Low Temperature Lead-Free Assembly via Transient Liquid Phase Sintering

摘要

Transient liquid phase sintering (TLPS) is a potentially attractive interconnect technology because it results in an electrically and thermally conductive bond that can be processed at temperatures lower than the final operating temperature of the device. In TLPS, a low melting temperature alloy melts and wets a high melting temperature metal. A chemical reaction occurs between the two phases, resulting in the generation of a network of solid intermetallic compounds and the elimination of the low melting temperature liquid.
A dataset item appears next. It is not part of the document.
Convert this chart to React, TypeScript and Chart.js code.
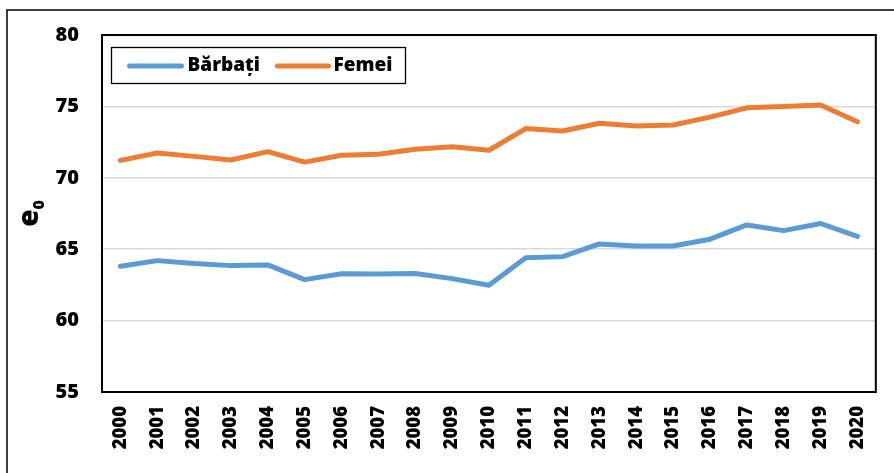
import React, { useEffect, useRef } from "react";
import { Chart, registerables } from "chart.js";

Chart.register(...registerables);

const years = ["2000","2001","2002","2003","2004","2005","2006","2007","2008","2009","2010","2011","2012","2013","2014","2015","2016","2017","2018","2019","2020"];
const barbati = [63.8, 64.2, 64.0, 63.85, 63.9, 62.87, 63.28, 63.26, 63.3, 62.94, 62.47, 64.4, 64.48, 65.37, 65.22, 65.22, 65.7, 66.7, 66.3, 66.8, 65.9];
const femei = [71.22, 71.74, 71.5, 71.25, 71.83, 71.1, 71.58, 71.65, 72.0, 72.17, 71.93, 73.45, 73.28, 73.82, 73.62, 73.7, 74.25, 74.9, 75.0, 75.1, 73.92];
const seriesNames = ["Bărbați", "Femei"];
const yTitleMain = "e";
const yTitleSub = "0";
const yMin = 55;
const yMax = 80;
const yStep = 5;

const BLUE = "#5B9BD5";
const ORANGE = "#ED7D31";
const FONT = "'Open Sans', Lato, sans-serif";
const W = "800";

const decor = {
  id: "decor",
  beforeDraw(chart: any) {
    const ctx = chart.ctx;
    ctx.save();
    ctx.fillStyle = "#fff";
    ctx.fillRect(0, 0, chart.width, chart.height);
    ctx.strokeStyle = "#000";
    ctx.lineWidth = 1.5;
    ctx.beginPath();
    ctx.moveTo(7, chart.height);
    ctx.lineTo(7, 10);
    ctx.lineTo(chart.width, 10);
    ctx.stroke();
    ctx.restore();
  },
  afterDraw(chart: any) {
    const ctx = chart.ctx;
    const a = chart.chartArea;
    ctx.save();
    ctx.strokeStyle = "#000";
    ctx.lineWidth = 2;
    ctx.strokeRect(a.left, a.top, a.right - a.left, a.bottom - a.top);

    const bx = a.left + 9.5;
    const by = a.top + 12.5;
    ctx.lineWidth = 1.3;
    ctx.strokeStyle = "#000";
    ctx.fillStyle = "#fff";
    ctx.fillRect(bx, by, 294, 36);
    ctx.strokeRect(bx, by, 294, 36);
    const cy = by + 18.5;
    ctx.lineCap = "round";
    ctx.lineWidth = 5;
    ctx.strokeStyle = BLUE;
    ctx.beginPath();
    ctx.moveTo(bx + 18, cy);
    ctx.lineTo(bx + 70, cy);
    ctx.stroke();
    ctx.strokeStyle = ORANGE;
    ctx.beginPath();
    ctx.moveTo(bx + 166, cy);
    ctx.lineTo(bx + 217, cy);
    ctx.stroke();
    ctx.fillStyle = "#000";
    ctx.font = `${W} 19px ${FONT}`;
    ctx.textBaseline = "middle";
    ctx.textAlign = "left";
    ctx.fillText(seriesNames[0], bx + 76, cy);
    ctx.fillText(seriesNames[1], bx + 222, cy);

    const midY = (a.top + a.bottom) / 2;
    ctx.translate(38, midY);
    ctx.rotate(-Math.PI / 2);
    ctx.textBaseline = "alphabetic";
    ctx.font = `${W} 28px ${FONT}`;
    const we = ctx.measureText(yTitleMain).width;
    ctx.font = `${W} 16px ${FONT}`;
    const w0 = ctx.measureText(yTitleSub).width;
    const start = -(we + w0) / 2;
    ctx.font = `${W} 28px ${FONT}`;
    ctx.fillText(yTitleMain, start, 0);
    ctx.font = `${W} 16px ${FONT}`;
    ctx.fillText(yTitleSub, start + we, 6);
    ctx.restore();
  },
};

export default function App() {
  const ref = useRef<HTMLCanvasElement>(null);
  useEffect(() => {
    if (!ref.current) return;
    const chart = new Chart(ref.current, {
      type: "line",
      data: {
        labels: years,
        datasets: [
          {
            label: seriesNames[0],
            data: barbati,
            borderColor: BLUE,
            backgroundColor: BLUE,
            borderWidth: 5,
            pointRadius: 0,
            tension: 0,
            borderCapStyle: "round",
            borderJoinStyle: "round",
          },
          {
            label: seriesNames[1],
            data: femei,
            borderColor: ORANGE,
            backgroundColor: ORANGE,
            borderWidth: 5,
            pointRadius: 0,
            tension: 0,
            borderCapStyle: "round",
            borderJoinStyle: "round",
          },
        ],
      },
      options: {
        responsive: false,
        animation: false,
        devicePixelRatio: 1,
        layout: { padding: { top: 34, right: 17, left: 0, bottom: 0 } },
        plugins: { legend: { display: false }, tooltip: { enabled: false } },
        scales: {
          x: {
            type: "category",
            offset: true,
            grid: { display: false, drawTicks: false },
            border: { display: false },
            ticks: {
              minRotation: 90,
              maxRotation: 90,
              autoSkip: false,
              padding: 14,
              color: "#000",
              font: { family: FONT, size: 18.5, weight: W },
            },
            afterFit(scale: any) {
              scale.height = 81;
            },
          },
          y: {
            min: yMin,
            max: yMax,
            grid: { color: "#D9D9D9", lineWidth: 1.5, drawTicks: false },
            border: { display: false },
            ticks: {
              stepSize: yStep,
              padding: 23,
              color: "#000",
              font: { family: FONT, size: 20, weight: W },
            },
            afterFit(scale: any) {
              scale.width = 102;
            },
          },
        },
      },
      plugins: [decor],
    });
    return () => chart.destroy();
  }, []);
  return (
    <div style={{ position: "absolute", left: 0, top: 0, width: 894, height: 473, background: "#fff" }}>
      <canvas ref={ref} width={894} height={473} style={{ display: "block" }} />
    </div>
  );
}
Our team developed a framework for evaluating TLPS systems, focusing primarily on the Sn-Bi-Cu system. We analyzed two commercial TLPS formulations supplied by Ormet Circuits Inc. with reported thermal conductivity of 25 W/mK. Differential scanning calorimetry, paired with the relevant phase diagrams, is used to determine which reactions occur and to what extent during processing. Energy dispersive X-ray spectroscopy, X-ray diffraction, and Rietveld refinement are used to quantify the elements present and the phase composition before and after processing. The evolution of the bond's structure during processing is examined at different heating rates and sintering temperatures. Our preliminary results indicate that the equilibrium phases should consist of only Cu, Cu_3Sn, and Bi. Consumption of the liquid phase occurs rapidly, with most liquid disappearing in as little as half an hour at 205°C, but does not necessarily result in the equilibrium phases. We will further investigate the kinetics of intermetallic growth and determine the effects of composition on the final microstructure. TLPS represents a new approach to electronic interconnects, and can work with or replace conventional solders in such areas as PCB fabrication, semiconductor packaging, and thermal interface management.